▸ Work to do:
Retype exactly what runs from the first line of the data to the line with "W, H = 342, 199", keeping both of those lines and skipping pictures.

▸ Data lines:
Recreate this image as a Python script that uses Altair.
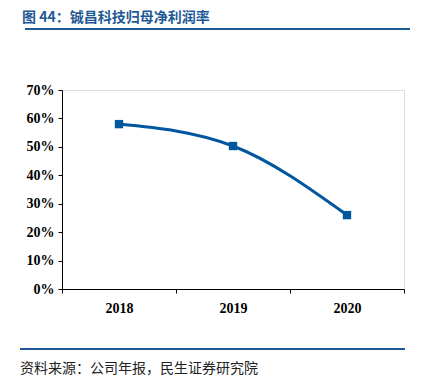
import altair as alt
import pandas as pd

years = ["2018", "2019", "2020"]
margins = [0.58, 0.503, 0.26]
title_text = "图  44：铖昌科技归母净利润率"
source_text = "资料来源：公司年报，民生证券研究院"

df = pd.DataFrame({"year": years, "margin": margins})
BLUE = "#00569f"
W, H = 342, 199

x_enc = alt.X("year:N", sort=years,
              scale=alt.Scale(type="band", paddingInner=0, paddingOuter=0),
              axis=alt.Axis(title=None, labelAngle=0, tickBand="extent",
                            labelFont="Liberation Serif", labelFontWeight="bold",
                            labelFontSize=14, labelColor="black", labelPadding=8,
                            domainColor="black", tickColor="black", tickSize=4,
                            grid=False))
y_enc = alt.Y("margin:Q",
              scale=alt.Scale(domain=[0, 0.7], nice=False),
              axis=alt.Axis(title=None, format=".0%", values=[0, .1, .2, .3, .4, .5, .6, .7],
                            labelFont="Liberation Serif", labelFontWeight="bold",
                            labelFontSize=14, labelColor="black", labelPadding=4,
                            domainColor="black", tickColor="black", tickSize=4,
                            grid=False))

base = alt.Chart(df)
line = base.mark_line(color=BLUE, strokeWidth=3, interpolate="monotone").encode(x=x_enc, y=y_enc)
pts = base.mark_square(color=BLUE, size=70, opacity=1).encode(x=x_enc, y=y_enc)

deco = alt.Chart(pd.DataFrame({"a": [0]}))
title = deco.mark_text(text=title_text, align="left", baseline="alphabetic",
                       font="Noto Sans CJK SC", fontSize=14, fontWeight="bold",
                       color="#1f5a96").encode(x=alt.value(22 - 62), y=alt.value(22 - 90))
rule_top = deco.mark_rule(color="#1f5a96", strokeWidth=2).encode(
    x=alt.value(25 - 62), x2=alt.value(410 - 62), y=alt.value(29 - 90))
rule_bot = deco.mark_rule(color="#1f5a96", strokeWidth=2).encode(
    x=alt.value(20 - 62), x2=alt.value(405 - 62), y=alt.value(349 - 90))
source = deco.mark_text(text=source_text, align="left", baseline="alphabetic",
                        font="Noto Sans CJK SC", fontSize=14, color="#222222").encode(
    x=alt.value(20 - 62), y=alt.value(373 - 90))

chart = alt.layer(line, pts, title, rule_top, rule_bot, source).properties(
    width=W, height=H,
    padding={"left": 62, "top": 90, "right": 17, "bottom": 88},
    autosize="none",
).configure_view(stroke=None).configure(background="white")

chart.save("out.html", embed_options={"renderer": "svg", "actions": False})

▸ Complete output:
Recreate this image as a Python script that uses Altair.
import altair as alt
import pandas as pd

years = ["2018", "2019", "2020"]
margins = [0.58, 0.503, 0.26]
title_text = "图  44：铖昌科技归母净利润率"
source_text = "资料来源：公司年报，民生证券研究院"

df = pd.DataFrame({"year": years, "margin": margins})
BLUE = "#00569f"
W, H = 342, 199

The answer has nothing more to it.